Updated: 2010-12-17 13:09
By Zhang Jing (China Daily European Weekly)
The China House, a private museum in Tianjin, against the
Two-billion-yuan private museum creates waves in Tianjin and beyond
Visitors to Tianjin invariably head for the city's top attractions, including clay figurines, affordable seafood and the Goubuli or "Go Believe" stuffed buns. These days, however, tour guides may take you straight to the China House.
Built by Tianjin-born collector Zhang Lianzhi, the China House is a private museum that features more than 400 million porcelain fragments, 5,000 ancient vases and 4,000 dishes - all built into its fade.
Like giant psychedelic beanstalks in a Disney animation, countless tubes of cement thick as tree trunks and pasted with colorful porcelain fragments run up, down and through the four-story building.
The Huffington Post, a US news blog that attracts about 3 million viewers monthly according to AC Nielsen, has listed the China House as one of the world's 15 most stunning museums. Others on the list include New York City's Solomon R. Guggenheim Museum and Brazil's Niteri Contemporary Art Museum.
Still, many Tianjin residents have expressed their distaste for the city's China House through online forums and daily conversations. A number of tour guides also take their visitors to the front of the museum just for a few minutes so that they can snap a few shots of its exterior.
On the other hand, many of those who are willing to pay the 35-yuan (4 euros) ticket to go into the museum say they find it a real treat.
Hong Kun, a visitor from Shandong province who kept taking pictures of the museum from different angles inside and outside the building, says it is "amazing". Another visitor commented on the Baidu Chinese news blog that the China House curves reminded him of the works of Spanish architect Antoni Gaudi, who is famous for his unique and highly individualistic designs.
Zhang, 53, says the museum was his brainchild and took him eight years to complete. He renovated a French-style settlement in the 1920s to house his collection of antique china, chairs, wardrobes, a boat and a rusty cannon. Zhang says the museum is worth about 2 billion yuan (224 million euros) and has attracted more than 700,000 visitors from home and abroad since it opened in 2007.

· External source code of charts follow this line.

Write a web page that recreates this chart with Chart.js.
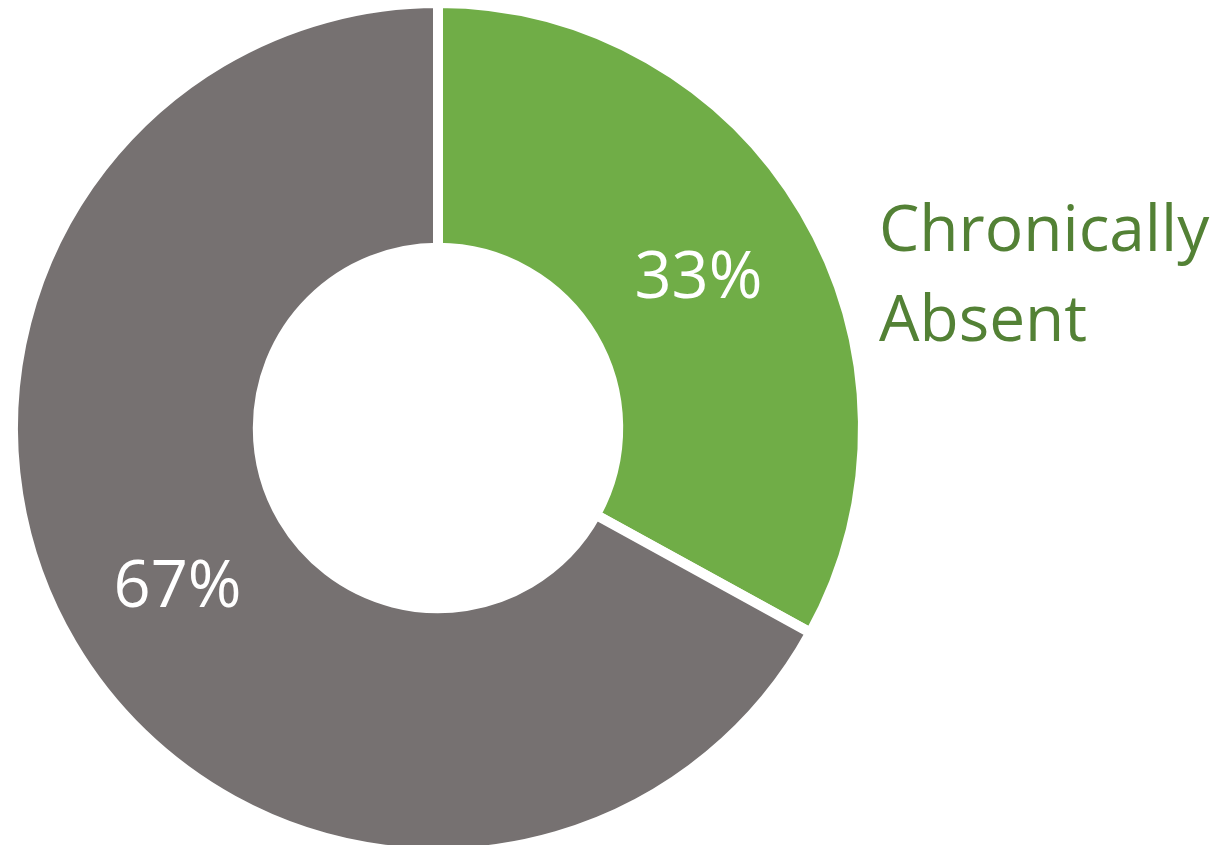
<!DOCTYPE html>
<html>
<head>
<meta charset="utf-8">
<script src="https://cdn.jsdelivr.net/npm/chart.js@4"></script>
<style>
    body { margin: 0; background: #fff; width: 1225px; height: 845px; overflow: hidden; position: relative; }
    #wrap { position: absolute; left: -2px; top: -12px; width: 880px; height: 880px; }
    #side { position: absolute; left: 879px; top: 182px; color: #538135;
        font-family: 'Open Sans', sans-serif; font-size: 64px; line-height: 90px; }
</style>
</head>
<body>
<div id="wrap"><canvas id="myChart"></canvas></div>
<div id="side">Chronically<br>Absent</div>
<script>
const labels = ['Chronically Absent', 'Not Chronically Absent'];
const values = [33, 67];
const colors = ['#70AD47', '#767171'];

// percent text in the middle of each ring slice
const pctLabels = {
    id: 'pctLabels',
    afterDatasetsDraw(chart) {
        const ctx = chart.ctx;
        const meta = chart.getDatasetMeta(0);
        ctx.save();
        ctx.fillStyle = '#fff';
        ctx.font = '65px "Open Sans"';
        ctx.textAlign = 'center';
        ctx.textBaseline = 'middle';
        meta.data.forEach((arc, i) => {
            const p = arc.tooltipPosition();
            ctx.fillText(values[i] + '%', p.x, p.y + 6);
        });
        ctx.restore();
    }
};

const data = {
    labels: labels,
    datasets: [{
        data: values,
        backgroundColor: colors,
        borderColor: '#fff',
        borderWidth: 10
    }]
};

const config = {
    type: 'doughnut',
    data: data,
    options: {
        responsive: true,
        maintainAspectRatio: false,
        animation: false,
        cutout: '42.4%',
        layout: { padding: 10 },
        plugins: {
            legend: { display: false },
            tooltip: { enabled: false }
        }
    },
    plugins: [pctLabels]
};

const ctx = document.getElementById('myChart');
chart = new Chart(ctx, config)
</script>
</body>
</html>
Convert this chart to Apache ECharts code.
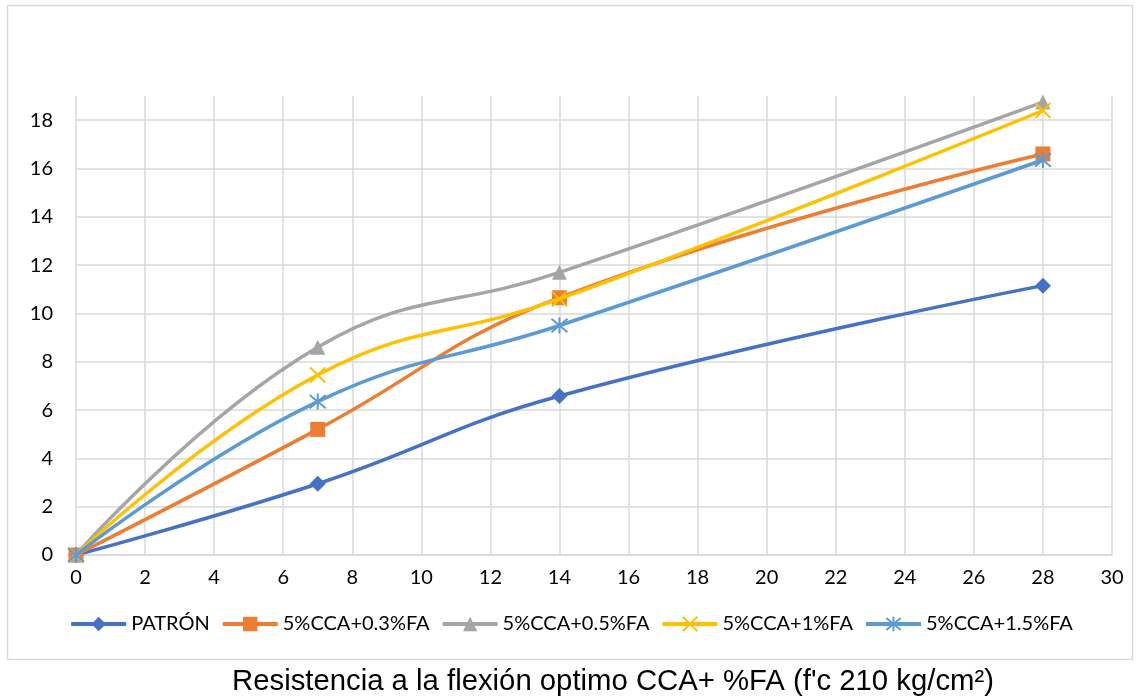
<!DOCTYPE html>
<html>
<head>
<meta charset="utf-8">
<script src="https://cdn.jsdelivr.net/npm/echarts@6/dist/echarts.min.js"></script>
<style>
  html, body { margin: 0; padding: 0; background: #fff; }
  #chart { width: 1142px; height: 698px; }
</style>
</head>
<body>
<div id="chart"></div>
<script>
// Curing age in days
const ages = [0, 7, 14, 28];

// Flexural strength per mix
const patron   = [0, 2.95, 6.58, 11.15];
const cca03fa  = [0, 5.2, 10.65, 16.6];
const cca05fa  = [0, 8.6, 11.7, 18.75];
const cca1fa   = [0, 7.45, 10.6, 18.4];
const cca15fa  = [0, 6.35, 9.5, 16.35];

const seriesNames = ['PATRÓN', '5%CCA+0.3%FA', '5%CCA+0.5%FA', '5%CCA+1%FA', '5%CCA+1.5%FA'];
const xTicks = [0, 2, 4, 6, 8, 10, 12, 14, 16, 18, 20, 22, 24, 26, 28, 30];
const yTicks = [0, 2, 4, 6, 8, 10, 12, 14, 16, 18];

const titleText = "Resistencia a la flexión optimo CCA+ %FA (f'c 210 kg/cm²)";

const colors = ['#4472C4', '#ED7D31', '#A5A5A5', '#FFC000', '#5B9BD5'];
const values = [patron, cca03fa, cca05fa, cca1fa, cca15fa];

const crossPath = 'path://M0,0L10,10M10,0L0,10';
const asteriskPath = 'path://M0,0L10,10M10,0L0,10M5,-1L5,11';

const markers = [
  { symbol: 'diamond', size: 16, filled: true },
  { symbol: 'rect', size: 15, filled: true },
  { symbol: 'triangle', size: 15, filled: true },
  { symbol: crossPath, size: 15, filled: false },
  { symbol: asteriskPath, size: 16, filled: false }
];

const series = values.map((vals, i) => {
  const m = markers[i];
  return {
    name: seriesNames[i],
    type: 'line',
    smooth: 0.45,
    data: ages.map((a, k) => [a, vals[k]]),
    symbol: m.symbol,
    symbolSize: m.size,
    showAllSymbol: true,
    lineStyle: { color: colors[i], width: 3.5 },
    itemStyle: m.filled
      ? { color: colors[i], borderColor: colors[i], borderWidth: 0 }
      : { color: 'rgba(0,0,0,0)', borderColor: colors[i], borderWidth: 2 },
    emphasis: { disabled: true },
    z: 2 + i
  };
});

const chart = echarts.init(document.getElementById('chart'), null, { renderer: 'canvas' });

chart.setOption({
  animation: false,
  backgroundColor: '#ffffff',
  grid: { left: 76, right: 30, top: 96, bottom: 143, containLabel: false },
  xAxis: {
    type: 'value',
    min: 0,
    max: 30,
    interval: 2,
    axisLine: { show: true, lineStyle: { color: '#d9d9d9', width: 1.5 } },
    axisTick: { show: false },
    axisLabel: {
      color: '#000',
      fontFamily: 'Lato, "Open Sans", sans-serif',
      fontSize: 20,
      margin: 13,
      formatter: v => (xTicks.indexOf(v) >= 0 ? String(v) : '')
    },
    splitLine: { show: true, lineStyle: { color: '#d9d9d9', width: 1.5 } }
  },
  yAxis: {
    type: 'value',
    min: 0,
    max: 19,
    interval: 2,
    axisLine: { show: false },
    axisTick: { show: false },
    axisLabel: {
      color: '#000',
      fontFamily: 'Lato, "Open Sans", sans-serif',
      fontSize: 20,
      margin: 23,
      showMaxLabel: false,
      formatter: v => (yTicks.indexOf(v) >= 0 ? String(v) : '')
    },
    splitLine: { show: true, showMaxLine: false, lineStyle: { color: '#d9d9d9', width: 1.5 } }
  },
  legend: {
    data: seriesNames,
    top: 609,
    left: 'center',
    itemWidth: 55,
    itemHeight: 18,
    itemGap: 11,
    lineStyle: { width: 4 },
    textStyle: {
      color: '#000',
      fontFamily: 'Lato, "Open Sans", sans-serif',
      fontSize: 20,
      padding: [0, 0, 0, 0]
    }
  },
  title: {
    text: titleText,
    left: 608,
    textAlign: 'center',
    top: 662,
    textStyle: {
      color: '#000',
      fontFamily: '"Liberation Sans", Arial, sans-serif',
      fontSize: 29.3,
      fontWeight: 'normal'
    }
  },
  graphic: [{
    type: 'rect',
    shape: { x: 7.5, y: 5.5, width: 1125, height: 654 },
    style: { fill: 'none', stroke: '#d9d9d9', lineWidth: 1.5 },
    silent: true,
    z: -10
  }],
  series: series
});
</script>
</body>
</html>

Though it is called the China House, the museum does not follow rules of Chinese architectural tradition, with many of its items seemingly misplaced. The building is more like a self-expression of the owner's understanding of religion and art, primitive or chaotic. Giant stone lions, which usually sit in front of Chinese gates to ward off evil, are placed on the banisters of the museum's second-floor balcony. The faade's "beanstalks" are actually snakes embodying the union of the Chinese mythological ancestors Fuxi and Nuwa, who were similar to centaurs in Western mythology combinating human and animal forms, Zhang says.
Zhang himself does not have any formal training in art or design. Born in the late 1950s, his teenage years coincided with the "cultural revolution" (1966-1976), when most young people in China were deprived of a proper education. Zhang made money in the early 1980s and 1990s by selling cloth and running a seafood restaurant.
Zhang says his original inspiration for the house came from one incident in his teens. When his mother became upset after a chinaware inherited from ancestors was broken, Zhang pieced the shards to form a pyramid.
"You cannot imagine how happy she was when she saw it," Zhang says.
Zhang is also just one of a growing number of Chinese businessmen who have taken an interest in building private museums. There are more than 1,000 private museums and galleries like Zhang's said to have been built across China, with collections ranging from pianos and antique automobiles to teapots and keys.
In Shanghai, private museums sprouted in the mid-1980s and early 1990s, with up to 150 built. But many have since closed in the past few years. There used to be 15 private museums on Shanghai's Duolun Road but now there are only three left.
"It's easy to open a private museum or art gallery in China, but it's difficult to survive," says Mu Ye, curator of Beijing La Celeste Art Center.
Chen Zhiliang, professor of philosophy with Renmin University of China, attributes the short lifespan of most private museums to their lack of funds because they are under a system that categorizes private museums as companies rather than public projects.
Museum sponsors, if there are any, also cannot enjoy tax exemptions for the funds they give to private undertakings like the China House. But these sponsors can enjoy tax reductions of up to 12 percent of profits if the museums are considered public services.
"A sound social support system is needed if private museums in China are to develop in a healthy way," Chen says.